> [Given problem]:
Using the listing below, give again exactly the lines from the line with "Write the Plotly code for this chart." to the line with "clockwise on screen.", inclusive, without the pictures.

> [Data shown]:
■ ■ ■

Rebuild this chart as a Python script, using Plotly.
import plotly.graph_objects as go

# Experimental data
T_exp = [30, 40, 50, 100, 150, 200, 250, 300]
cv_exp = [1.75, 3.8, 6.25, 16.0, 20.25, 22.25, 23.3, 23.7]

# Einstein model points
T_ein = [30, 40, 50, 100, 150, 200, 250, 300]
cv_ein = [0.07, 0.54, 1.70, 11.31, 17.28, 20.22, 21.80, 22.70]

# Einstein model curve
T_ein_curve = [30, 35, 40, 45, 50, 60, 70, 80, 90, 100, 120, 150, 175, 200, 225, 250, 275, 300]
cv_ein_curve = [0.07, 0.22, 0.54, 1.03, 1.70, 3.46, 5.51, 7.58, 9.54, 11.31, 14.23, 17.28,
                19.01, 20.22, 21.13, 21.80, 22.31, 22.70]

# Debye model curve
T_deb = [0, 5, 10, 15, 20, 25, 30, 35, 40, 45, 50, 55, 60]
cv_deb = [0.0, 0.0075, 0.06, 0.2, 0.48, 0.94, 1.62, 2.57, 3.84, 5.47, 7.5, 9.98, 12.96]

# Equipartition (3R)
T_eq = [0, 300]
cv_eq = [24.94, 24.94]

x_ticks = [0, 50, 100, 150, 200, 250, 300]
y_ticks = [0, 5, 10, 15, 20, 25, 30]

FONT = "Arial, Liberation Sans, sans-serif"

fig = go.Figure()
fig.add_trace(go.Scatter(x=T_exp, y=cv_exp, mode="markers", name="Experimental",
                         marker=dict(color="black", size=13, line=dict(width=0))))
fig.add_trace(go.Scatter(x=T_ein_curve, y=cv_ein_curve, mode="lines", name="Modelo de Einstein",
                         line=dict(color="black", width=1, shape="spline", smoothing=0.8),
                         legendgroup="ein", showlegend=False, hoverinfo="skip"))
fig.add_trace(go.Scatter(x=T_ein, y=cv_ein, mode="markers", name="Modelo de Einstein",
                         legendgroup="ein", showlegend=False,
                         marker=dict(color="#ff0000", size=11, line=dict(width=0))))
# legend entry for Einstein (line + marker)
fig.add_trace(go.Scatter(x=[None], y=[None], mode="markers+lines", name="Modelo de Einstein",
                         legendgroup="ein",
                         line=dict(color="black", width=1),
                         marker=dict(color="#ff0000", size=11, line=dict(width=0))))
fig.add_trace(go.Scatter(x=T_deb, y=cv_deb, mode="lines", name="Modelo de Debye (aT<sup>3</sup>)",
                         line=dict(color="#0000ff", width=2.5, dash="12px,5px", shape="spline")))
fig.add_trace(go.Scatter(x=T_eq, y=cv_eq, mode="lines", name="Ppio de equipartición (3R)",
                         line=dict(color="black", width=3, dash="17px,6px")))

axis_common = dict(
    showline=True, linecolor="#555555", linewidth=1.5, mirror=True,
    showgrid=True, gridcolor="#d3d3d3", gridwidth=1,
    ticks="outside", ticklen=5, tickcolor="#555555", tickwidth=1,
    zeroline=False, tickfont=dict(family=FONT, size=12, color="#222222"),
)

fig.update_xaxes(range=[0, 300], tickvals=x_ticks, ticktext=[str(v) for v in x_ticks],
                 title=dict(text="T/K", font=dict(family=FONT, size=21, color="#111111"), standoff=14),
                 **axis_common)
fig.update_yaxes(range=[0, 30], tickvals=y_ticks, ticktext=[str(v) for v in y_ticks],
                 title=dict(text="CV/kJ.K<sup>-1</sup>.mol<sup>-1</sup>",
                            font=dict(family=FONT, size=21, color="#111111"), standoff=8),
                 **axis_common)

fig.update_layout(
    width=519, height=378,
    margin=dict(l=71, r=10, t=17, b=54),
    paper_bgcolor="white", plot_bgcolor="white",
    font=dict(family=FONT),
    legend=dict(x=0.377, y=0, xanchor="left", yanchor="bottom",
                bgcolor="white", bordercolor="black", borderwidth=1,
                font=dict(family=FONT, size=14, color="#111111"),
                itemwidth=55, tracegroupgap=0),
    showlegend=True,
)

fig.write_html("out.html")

■ ■ ■

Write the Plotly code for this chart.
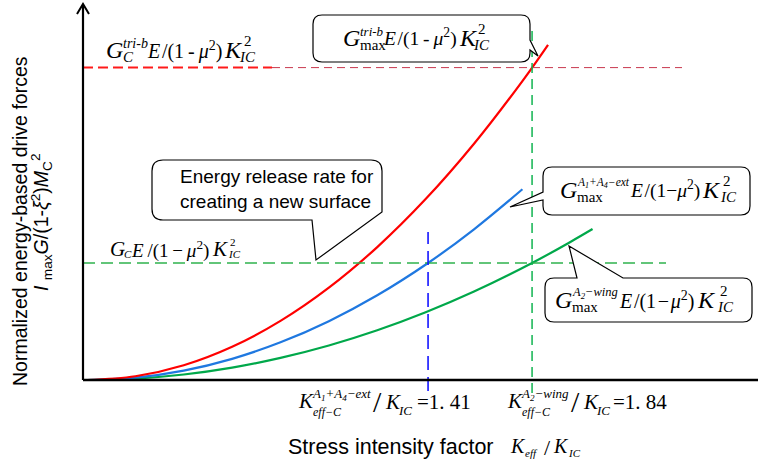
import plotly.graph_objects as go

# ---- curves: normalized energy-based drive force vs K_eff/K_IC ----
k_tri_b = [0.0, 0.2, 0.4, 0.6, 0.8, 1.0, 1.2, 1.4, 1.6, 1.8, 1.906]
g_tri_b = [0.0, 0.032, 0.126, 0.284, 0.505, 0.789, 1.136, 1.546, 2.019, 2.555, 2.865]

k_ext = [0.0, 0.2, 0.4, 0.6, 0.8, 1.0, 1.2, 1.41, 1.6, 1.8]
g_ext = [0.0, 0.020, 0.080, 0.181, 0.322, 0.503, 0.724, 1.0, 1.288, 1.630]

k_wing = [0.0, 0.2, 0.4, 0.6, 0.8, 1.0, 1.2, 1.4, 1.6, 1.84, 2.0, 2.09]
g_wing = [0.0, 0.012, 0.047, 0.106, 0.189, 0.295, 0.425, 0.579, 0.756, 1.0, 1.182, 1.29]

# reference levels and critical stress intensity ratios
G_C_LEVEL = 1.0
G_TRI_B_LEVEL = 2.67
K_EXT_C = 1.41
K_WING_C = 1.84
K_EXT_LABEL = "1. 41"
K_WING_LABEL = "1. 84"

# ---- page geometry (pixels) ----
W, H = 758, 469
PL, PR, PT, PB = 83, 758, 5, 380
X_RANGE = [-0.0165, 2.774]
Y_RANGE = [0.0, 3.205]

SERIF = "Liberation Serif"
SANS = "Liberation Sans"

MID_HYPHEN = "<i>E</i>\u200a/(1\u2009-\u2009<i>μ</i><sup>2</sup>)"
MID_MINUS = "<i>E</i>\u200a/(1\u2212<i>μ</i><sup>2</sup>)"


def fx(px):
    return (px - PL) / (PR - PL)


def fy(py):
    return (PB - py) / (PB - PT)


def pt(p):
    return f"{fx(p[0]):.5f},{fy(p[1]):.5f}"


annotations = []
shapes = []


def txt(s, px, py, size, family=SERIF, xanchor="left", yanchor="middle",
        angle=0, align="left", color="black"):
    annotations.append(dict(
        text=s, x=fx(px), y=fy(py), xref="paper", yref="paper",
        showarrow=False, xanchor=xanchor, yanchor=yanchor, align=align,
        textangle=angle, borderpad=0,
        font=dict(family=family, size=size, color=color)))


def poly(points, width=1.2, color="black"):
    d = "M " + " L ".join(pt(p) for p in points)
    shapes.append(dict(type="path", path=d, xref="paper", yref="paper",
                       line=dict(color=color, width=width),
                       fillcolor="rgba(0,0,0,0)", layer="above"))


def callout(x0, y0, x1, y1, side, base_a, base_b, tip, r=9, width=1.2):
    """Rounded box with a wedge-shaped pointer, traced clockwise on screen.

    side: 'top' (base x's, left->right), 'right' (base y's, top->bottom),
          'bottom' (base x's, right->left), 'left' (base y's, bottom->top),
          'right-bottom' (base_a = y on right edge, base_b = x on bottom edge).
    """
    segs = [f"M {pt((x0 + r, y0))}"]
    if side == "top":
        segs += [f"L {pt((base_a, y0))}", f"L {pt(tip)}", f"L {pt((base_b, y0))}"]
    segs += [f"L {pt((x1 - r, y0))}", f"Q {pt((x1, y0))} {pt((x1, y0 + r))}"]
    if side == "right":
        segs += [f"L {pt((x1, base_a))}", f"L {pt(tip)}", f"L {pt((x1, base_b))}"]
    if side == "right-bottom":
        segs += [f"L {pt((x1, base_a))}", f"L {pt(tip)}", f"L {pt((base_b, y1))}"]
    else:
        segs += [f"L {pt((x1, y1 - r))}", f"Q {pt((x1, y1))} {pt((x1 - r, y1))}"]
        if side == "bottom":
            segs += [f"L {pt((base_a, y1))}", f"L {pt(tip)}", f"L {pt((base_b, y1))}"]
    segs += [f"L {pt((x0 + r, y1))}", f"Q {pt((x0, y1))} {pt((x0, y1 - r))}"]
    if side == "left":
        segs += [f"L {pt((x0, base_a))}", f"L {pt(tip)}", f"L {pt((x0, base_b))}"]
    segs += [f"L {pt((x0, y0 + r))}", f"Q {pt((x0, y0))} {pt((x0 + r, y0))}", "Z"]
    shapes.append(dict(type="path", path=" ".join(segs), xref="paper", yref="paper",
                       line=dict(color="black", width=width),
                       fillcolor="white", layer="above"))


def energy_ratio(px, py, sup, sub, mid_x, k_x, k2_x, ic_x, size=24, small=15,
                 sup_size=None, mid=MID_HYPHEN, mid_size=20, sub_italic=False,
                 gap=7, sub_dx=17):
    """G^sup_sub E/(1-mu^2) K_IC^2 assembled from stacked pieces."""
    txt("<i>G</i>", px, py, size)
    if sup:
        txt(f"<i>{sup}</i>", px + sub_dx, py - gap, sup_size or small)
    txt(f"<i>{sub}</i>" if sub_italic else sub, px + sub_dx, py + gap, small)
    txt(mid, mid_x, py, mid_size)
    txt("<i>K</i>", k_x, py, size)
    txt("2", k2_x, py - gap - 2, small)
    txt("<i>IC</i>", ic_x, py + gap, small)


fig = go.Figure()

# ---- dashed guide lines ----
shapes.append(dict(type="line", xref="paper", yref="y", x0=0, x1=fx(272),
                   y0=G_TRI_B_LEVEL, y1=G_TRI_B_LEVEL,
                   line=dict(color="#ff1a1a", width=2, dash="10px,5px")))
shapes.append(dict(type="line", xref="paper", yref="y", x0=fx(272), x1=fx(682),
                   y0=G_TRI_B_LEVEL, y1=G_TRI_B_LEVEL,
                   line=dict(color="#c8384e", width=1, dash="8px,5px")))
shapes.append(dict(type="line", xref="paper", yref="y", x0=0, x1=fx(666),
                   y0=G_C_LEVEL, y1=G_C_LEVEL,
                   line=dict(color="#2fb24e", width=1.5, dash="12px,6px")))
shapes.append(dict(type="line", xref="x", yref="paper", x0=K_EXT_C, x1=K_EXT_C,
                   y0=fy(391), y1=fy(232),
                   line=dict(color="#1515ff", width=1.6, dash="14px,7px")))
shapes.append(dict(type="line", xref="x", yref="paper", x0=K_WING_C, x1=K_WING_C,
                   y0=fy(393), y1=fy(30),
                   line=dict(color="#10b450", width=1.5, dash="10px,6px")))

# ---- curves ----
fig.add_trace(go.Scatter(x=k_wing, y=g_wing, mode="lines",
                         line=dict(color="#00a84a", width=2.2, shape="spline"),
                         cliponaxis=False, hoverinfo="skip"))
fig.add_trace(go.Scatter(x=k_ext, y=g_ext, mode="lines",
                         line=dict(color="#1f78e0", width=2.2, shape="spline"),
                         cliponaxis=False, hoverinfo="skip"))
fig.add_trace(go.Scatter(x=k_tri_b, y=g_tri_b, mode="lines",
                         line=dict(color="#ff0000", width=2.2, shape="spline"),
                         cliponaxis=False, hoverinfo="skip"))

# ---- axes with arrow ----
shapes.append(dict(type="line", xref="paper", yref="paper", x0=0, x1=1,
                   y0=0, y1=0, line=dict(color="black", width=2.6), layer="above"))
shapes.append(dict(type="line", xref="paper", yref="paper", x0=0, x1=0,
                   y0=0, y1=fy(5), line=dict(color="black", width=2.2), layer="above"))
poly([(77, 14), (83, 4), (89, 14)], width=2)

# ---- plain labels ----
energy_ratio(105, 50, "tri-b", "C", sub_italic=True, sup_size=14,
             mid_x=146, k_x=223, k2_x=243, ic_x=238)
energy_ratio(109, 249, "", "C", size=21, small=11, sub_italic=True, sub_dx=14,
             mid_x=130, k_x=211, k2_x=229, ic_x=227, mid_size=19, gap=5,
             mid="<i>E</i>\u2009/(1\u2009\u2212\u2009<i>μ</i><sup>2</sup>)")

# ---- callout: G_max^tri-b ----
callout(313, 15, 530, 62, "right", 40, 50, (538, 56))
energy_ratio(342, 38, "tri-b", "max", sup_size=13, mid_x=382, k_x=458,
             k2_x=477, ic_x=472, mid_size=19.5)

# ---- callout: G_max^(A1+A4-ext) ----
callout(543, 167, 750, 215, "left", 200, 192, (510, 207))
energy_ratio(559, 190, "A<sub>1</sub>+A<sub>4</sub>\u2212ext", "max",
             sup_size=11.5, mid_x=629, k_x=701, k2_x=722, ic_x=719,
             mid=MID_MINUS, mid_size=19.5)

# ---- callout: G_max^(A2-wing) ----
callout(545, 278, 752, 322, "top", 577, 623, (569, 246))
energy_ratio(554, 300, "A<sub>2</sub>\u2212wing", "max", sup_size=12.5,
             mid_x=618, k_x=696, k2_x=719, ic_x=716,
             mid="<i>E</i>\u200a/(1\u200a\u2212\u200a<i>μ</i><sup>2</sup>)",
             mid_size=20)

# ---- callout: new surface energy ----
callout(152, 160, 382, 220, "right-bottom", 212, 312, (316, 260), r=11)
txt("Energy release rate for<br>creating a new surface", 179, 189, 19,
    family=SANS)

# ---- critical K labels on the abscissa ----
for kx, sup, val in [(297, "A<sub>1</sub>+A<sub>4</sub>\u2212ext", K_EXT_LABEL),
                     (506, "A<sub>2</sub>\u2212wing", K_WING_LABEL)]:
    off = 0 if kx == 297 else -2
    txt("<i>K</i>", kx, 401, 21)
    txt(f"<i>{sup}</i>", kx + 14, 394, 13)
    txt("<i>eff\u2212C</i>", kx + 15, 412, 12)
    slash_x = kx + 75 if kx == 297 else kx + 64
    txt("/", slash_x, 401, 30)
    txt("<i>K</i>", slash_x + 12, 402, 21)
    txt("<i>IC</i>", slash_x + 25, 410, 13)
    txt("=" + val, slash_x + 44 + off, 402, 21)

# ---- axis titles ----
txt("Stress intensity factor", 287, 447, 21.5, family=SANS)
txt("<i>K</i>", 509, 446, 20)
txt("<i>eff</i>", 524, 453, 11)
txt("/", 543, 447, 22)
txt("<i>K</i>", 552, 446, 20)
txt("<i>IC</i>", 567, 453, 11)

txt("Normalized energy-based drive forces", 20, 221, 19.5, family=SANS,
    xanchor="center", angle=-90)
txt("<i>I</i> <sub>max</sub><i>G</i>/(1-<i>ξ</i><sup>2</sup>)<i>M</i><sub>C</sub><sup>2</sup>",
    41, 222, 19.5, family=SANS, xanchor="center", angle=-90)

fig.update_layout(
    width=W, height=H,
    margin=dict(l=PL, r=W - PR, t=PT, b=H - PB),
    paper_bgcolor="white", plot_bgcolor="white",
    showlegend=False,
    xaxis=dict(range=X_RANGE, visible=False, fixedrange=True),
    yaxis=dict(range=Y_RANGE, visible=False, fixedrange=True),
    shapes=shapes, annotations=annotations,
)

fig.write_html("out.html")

■ ■ ■

> [Answer to the task]:
Write the Plotly code for this chart.
import plotly.graph_objects as go

# ---- curves: normalized energy-based drive force vs K_eff/K_IC ----
k_tri_b = [0.0, 0.2, 0.4, 0.6, 0.8, 1.0, 1.2, 1.4, 1.6, 1.8, 1.906]
g_tri_b = [0.0, 0.032, 0.126, 0.284, 0.505, 0.789, 1.136, 1.546, 2.019, 2.555, 2.865]

k_ext = [0.0, 0.2, 0.4, 0.6, 0.8, 1.0, 1.2, 1.41, 1.6, 1.8]
g_ext = [0.0, 0.020, 0.080, 0.181, 0.322, 0.503, 0.724, 1.0, 1.288, 1.630]

k_wing = [0.0, 0.2, 0.4, 0.6, 0.8, 1.0, 1.2, 1.4, 1.6, 1.84, 2.0, 2.09]
g_wing = [0.0, 0.012, 0.047, 0.106, 0.189, 0.295, 0.425, 0.579, 0.756, 1.0, 1.182, 1.29]

# reference levels and critical stress intensity ratios
G_C_LEVEL = 1.0
G_TRI_B_LEVEL = 2.67
K_EXT_C = 1.41
K_WING_C = 1.84
K_EXT_LABEL = "1. 41"
K_WING_LABEL = "1. 84"

# ---- page geometry (pixels) ----
W, H = 758, 469
PL, PR, PT, PB = 83, 758, 5, 380
X_RANGE = [-0.0165, 2.774]
Y_RANGE = [0.0, 3.205]

SERIF = "Liberation Serif"
SANS = "Liberation Sans"

MID_HYPHEN = "<i>E</i>\u200a/(1\u2009-\u2009<i>μ</i><sup>2</sup>)"
MID_MINUS = "<i>E</i>\u200a/(1\u2212<i>μ</i><sup>2</sup>)"


def fx(px):
    return (px - PL) / (PR - PL)


def fy(py):
    return (PB - py) / (PB - PT)


def pt(p):
    return f"{fx(p[0]):.5f},{fy(p[1]):.5f}"


annotations = []
shapes = []


def txt(s, px, py, size, family=SERIF, xanchor="left", yanchor="middle",
        angle=0, align="left", color="black"):
    annotations.append(dict(
        text=s, x=fx(px), y=fy(py), xref="paper", yref="paper",
        showarrow=False, xanchor=xanchor, yanchor=yanchor, align=align,
        textangle=angle, borderpad=0,
        font=dict(family=family, size=size, color=color)))


def poly(points, width=1.2, color="black"):
    d = "M " + " L ".join(pt(p) for p in points)
    shapes.append(dict(type="path", path=d, xref="paper", yref="paper",
                       line=dict(color=color, width=width),
                       fillcolor="rgba(0,0,0,0)", layer="above"))


def callout(x0, y0, x1, y1, side, base_a, base_b, tip, r=9, width=1.2):
    """Rounded box with a wedge-shaped pointer, traced clockwise on screen.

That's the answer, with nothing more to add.